Berkshire's $225M Buyback: Greg Abel Makes His Mark
Berkshire Hathaway's new CEO, Greg Abel, shakes up the firm with a $225 million stock buyback, signaling confidence in the company's future. What's behind this bold move?
Greg Abel, who stepped into Warren Buffett's shoes as CEO of Berkshire Hathaway this January, isn't wasting time making bold moves. On March 4, Abel authorized a $225 million buyback of Berkshire's Class A shares. This marks the first significant repurchase for the company in over a year and a half, a stark change from the inactivity under Buffett's recent leadership.
During Buffett's last six quarters, buybacks halted completely, signaling his belief that the stock wasn't undervalued. Abel's decision, endorsed by Buffett, suggests they're seeing a different market market. Berkshire's shares, down about 9% from their peak last May, have also lost the "Buffett premium" after his retirement announcement. Despite this, Abel is bullish, doubling down by spending his entire after-tax salary, around $15 million, on more Berkshire stock the same day.
With a cash reserve ballooned to $373 billion by the end of December, the buyback reflects a strategic shift. Berkshire's strategy under Abel will likely focus on seizing perceived value in its own shares, contrasting with its previous stance as a net seller of stocks for 13 quarters. For crypto enthusiasts, this move highlights a broader trend: institutions are looking to redeploy their capital into perceived stable assets amid market volatility.
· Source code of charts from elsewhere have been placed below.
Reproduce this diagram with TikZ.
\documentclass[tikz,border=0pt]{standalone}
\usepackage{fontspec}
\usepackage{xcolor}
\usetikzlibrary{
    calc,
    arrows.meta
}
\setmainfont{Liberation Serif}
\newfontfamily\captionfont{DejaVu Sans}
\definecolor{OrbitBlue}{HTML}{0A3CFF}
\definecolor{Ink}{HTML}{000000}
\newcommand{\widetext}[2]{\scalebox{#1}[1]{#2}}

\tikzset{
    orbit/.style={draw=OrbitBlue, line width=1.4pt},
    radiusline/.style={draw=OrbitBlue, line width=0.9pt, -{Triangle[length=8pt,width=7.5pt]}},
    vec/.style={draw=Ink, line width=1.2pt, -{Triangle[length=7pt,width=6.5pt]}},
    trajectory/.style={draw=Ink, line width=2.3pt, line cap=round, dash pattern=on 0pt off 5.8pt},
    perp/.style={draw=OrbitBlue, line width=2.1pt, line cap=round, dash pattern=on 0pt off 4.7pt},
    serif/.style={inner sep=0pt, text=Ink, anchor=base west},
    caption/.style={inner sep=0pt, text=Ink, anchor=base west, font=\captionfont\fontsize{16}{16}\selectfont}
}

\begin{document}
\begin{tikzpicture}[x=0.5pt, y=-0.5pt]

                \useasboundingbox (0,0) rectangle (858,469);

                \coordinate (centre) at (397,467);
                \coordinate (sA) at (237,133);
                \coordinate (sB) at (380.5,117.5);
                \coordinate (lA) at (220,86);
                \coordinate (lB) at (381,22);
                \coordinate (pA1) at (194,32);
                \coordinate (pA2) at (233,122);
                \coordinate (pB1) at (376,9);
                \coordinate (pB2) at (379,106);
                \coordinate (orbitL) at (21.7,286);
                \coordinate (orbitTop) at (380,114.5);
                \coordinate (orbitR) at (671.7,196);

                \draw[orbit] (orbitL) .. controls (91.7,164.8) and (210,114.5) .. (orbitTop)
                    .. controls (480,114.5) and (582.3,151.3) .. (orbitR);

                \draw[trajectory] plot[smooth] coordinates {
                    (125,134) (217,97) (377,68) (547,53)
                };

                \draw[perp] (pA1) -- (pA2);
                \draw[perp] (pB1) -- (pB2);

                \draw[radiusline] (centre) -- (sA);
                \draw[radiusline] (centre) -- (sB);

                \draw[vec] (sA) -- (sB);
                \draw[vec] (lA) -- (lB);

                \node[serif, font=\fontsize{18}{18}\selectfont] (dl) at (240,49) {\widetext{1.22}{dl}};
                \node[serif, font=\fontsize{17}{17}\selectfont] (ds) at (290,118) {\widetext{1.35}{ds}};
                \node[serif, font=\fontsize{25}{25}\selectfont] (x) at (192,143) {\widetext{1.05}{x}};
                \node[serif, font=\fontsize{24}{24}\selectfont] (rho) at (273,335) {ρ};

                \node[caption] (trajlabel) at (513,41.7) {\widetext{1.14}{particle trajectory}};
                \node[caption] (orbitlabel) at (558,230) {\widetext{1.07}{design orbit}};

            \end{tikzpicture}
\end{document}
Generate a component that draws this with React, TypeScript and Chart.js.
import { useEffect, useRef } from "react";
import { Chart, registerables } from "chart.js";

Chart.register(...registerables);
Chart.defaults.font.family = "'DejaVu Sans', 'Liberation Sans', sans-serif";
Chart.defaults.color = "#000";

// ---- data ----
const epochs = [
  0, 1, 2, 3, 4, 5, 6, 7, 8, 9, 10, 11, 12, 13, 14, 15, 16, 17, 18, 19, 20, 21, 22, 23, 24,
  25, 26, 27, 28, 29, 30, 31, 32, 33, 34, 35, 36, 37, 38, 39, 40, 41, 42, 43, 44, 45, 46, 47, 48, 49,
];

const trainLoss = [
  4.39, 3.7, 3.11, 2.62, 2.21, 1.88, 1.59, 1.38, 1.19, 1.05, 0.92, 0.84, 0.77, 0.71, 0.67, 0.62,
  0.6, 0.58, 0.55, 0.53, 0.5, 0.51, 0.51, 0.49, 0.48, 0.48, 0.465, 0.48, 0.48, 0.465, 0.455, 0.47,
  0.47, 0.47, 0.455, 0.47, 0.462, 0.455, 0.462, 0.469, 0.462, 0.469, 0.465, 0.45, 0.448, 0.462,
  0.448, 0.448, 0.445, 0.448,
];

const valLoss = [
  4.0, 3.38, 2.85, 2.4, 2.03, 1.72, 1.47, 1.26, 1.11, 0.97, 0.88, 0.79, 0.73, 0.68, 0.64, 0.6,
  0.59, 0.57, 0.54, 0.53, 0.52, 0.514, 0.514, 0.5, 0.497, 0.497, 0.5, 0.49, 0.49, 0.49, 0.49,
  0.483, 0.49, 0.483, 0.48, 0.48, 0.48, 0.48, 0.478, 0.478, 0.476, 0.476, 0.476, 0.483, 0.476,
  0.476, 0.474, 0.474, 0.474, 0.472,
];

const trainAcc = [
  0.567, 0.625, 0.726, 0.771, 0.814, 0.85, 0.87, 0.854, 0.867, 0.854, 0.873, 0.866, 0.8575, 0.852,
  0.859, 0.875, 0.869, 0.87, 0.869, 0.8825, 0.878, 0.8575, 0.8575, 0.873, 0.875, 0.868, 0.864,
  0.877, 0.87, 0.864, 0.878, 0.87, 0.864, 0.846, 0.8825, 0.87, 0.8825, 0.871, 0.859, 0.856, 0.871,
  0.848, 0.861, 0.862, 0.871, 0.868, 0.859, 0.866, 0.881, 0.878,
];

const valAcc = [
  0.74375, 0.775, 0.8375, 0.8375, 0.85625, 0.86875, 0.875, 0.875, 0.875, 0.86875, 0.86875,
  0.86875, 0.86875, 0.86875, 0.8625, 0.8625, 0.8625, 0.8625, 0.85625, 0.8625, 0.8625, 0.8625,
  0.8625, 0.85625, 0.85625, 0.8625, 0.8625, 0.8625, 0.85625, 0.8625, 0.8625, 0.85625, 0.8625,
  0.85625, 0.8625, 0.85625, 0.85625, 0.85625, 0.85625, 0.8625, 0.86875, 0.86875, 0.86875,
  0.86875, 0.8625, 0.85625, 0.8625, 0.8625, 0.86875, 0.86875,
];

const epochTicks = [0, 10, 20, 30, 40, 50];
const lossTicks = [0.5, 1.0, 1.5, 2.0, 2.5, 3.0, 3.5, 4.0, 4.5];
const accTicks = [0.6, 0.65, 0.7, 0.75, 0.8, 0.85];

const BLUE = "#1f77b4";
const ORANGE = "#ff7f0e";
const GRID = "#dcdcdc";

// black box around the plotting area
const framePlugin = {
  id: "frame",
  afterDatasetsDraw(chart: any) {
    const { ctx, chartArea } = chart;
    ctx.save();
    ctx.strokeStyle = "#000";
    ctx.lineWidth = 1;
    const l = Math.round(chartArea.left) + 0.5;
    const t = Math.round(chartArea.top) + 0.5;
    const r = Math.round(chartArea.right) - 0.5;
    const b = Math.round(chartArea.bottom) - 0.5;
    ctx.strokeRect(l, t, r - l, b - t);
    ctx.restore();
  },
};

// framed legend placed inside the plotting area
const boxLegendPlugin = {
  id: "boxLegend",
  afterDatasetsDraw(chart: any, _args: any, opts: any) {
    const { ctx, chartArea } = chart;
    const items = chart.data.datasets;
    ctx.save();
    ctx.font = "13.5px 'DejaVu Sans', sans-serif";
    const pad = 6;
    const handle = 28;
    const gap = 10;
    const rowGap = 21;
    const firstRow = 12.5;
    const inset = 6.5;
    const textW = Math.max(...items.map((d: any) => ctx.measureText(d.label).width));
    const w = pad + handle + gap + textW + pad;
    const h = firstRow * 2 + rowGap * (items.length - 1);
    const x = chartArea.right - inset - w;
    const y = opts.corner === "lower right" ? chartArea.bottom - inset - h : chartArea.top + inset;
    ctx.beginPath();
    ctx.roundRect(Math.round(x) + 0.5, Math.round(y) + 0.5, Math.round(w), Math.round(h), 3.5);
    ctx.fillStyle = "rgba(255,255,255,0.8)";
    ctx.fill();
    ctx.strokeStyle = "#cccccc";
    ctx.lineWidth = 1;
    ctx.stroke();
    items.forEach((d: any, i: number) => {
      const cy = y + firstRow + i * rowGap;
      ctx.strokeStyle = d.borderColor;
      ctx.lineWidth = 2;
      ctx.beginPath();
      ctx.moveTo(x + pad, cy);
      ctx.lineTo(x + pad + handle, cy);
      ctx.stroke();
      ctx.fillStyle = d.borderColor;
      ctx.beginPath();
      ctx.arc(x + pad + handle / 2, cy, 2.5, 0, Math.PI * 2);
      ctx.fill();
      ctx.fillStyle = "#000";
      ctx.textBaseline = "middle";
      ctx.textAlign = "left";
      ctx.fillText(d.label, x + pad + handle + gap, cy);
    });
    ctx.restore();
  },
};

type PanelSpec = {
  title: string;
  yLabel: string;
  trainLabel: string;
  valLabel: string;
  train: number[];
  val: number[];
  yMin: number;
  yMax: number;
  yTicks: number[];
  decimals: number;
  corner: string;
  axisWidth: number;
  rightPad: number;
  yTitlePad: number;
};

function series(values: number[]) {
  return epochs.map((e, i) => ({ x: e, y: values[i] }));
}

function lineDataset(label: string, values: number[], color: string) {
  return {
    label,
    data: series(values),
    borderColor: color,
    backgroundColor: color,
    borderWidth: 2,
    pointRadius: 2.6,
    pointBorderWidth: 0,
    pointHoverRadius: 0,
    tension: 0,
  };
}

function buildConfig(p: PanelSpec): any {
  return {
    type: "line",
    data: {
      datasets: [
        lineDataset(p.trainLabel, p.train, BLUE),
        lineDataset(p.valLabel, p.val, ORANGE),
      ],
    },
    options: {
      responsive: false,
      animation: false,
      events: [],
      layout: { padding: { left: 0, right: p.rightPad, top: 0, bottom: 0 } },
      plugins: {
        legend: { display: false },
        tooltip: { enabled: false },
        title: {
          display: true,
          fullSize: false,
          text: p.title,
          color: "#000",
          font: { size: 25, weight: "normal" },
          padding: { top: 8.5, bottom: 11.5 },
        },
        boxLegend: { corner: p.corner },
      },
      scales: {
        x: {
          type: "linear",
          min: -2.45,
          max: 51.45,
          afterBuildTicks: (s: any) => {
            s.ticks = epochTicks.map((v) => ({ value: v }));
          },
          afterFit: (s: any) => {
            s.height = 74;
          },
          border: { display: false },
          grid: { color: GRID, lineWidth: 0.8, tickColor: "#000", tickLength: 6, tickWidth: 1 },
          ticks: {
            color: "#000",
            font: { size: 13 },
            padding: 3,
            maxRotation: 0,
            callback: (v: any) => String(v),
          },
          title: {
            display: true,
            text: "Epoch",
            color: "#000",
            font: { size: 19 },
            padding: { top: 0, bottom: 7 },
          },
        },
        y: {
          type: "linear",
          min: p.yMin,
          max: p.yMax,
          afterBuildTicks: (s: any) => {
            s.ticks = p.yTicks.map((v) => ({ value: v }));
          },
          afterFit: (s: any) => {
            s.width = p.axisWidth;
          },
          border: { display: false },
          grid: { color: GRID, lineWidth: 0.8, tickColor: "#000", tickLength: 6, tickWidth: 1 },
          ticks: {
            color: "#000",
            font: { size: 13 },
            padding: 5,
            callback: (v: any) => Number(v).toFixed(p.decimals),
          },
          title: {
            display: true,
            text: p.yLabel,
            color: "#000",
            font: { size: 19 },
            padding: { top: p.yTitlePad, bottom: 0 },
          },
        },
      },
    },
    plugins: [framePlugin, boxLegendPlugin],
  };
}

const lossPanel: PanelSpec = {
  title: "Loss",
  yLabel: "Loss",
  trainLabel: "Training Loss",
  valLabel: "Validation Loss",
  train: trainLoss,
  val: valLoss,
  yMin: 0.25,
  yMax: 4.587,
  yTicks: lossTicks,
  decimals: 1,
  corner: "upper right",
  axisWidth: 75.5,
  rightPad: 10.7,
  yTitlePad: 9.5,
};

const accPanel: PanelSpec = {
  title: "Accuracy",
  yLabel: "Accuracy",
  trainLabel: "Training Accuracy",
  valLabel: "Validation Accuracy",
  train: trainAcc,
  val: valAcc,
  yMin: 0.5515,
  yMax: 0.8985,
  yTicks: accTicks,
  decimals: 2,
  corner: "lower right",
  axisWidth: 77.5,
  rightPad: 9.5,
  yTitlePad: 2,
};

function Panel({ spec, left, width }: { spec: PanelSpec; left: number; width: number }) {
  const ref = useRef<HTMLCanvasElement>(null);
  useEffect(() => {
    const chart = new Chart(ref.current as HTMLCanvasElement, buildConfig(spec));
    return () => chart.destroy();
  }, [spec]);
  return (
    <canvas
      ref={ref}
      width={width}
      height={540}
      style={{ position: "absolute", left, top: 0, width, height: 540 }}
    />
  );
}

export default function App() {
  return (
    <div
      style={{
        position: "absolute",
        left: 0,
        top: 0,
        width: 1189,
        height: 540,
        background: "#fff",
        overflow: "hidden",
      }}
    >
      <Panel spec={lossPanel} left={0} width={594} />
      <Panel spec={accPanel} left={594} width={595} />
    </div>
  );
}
The real bottleneck isn't just about capital allocation but confidence. Abel's initiatives suggest a repositioning of Berkshire as a more dynamic entity ready to capitalize on perceived market inefficiencies in its valuation. This could spell a new chapter for the giant, as Abel's leadership style diverges from Buffett's cautious approach. Watch for shifts in Berkshire's investment strategy as Abel continues to stamp his authority.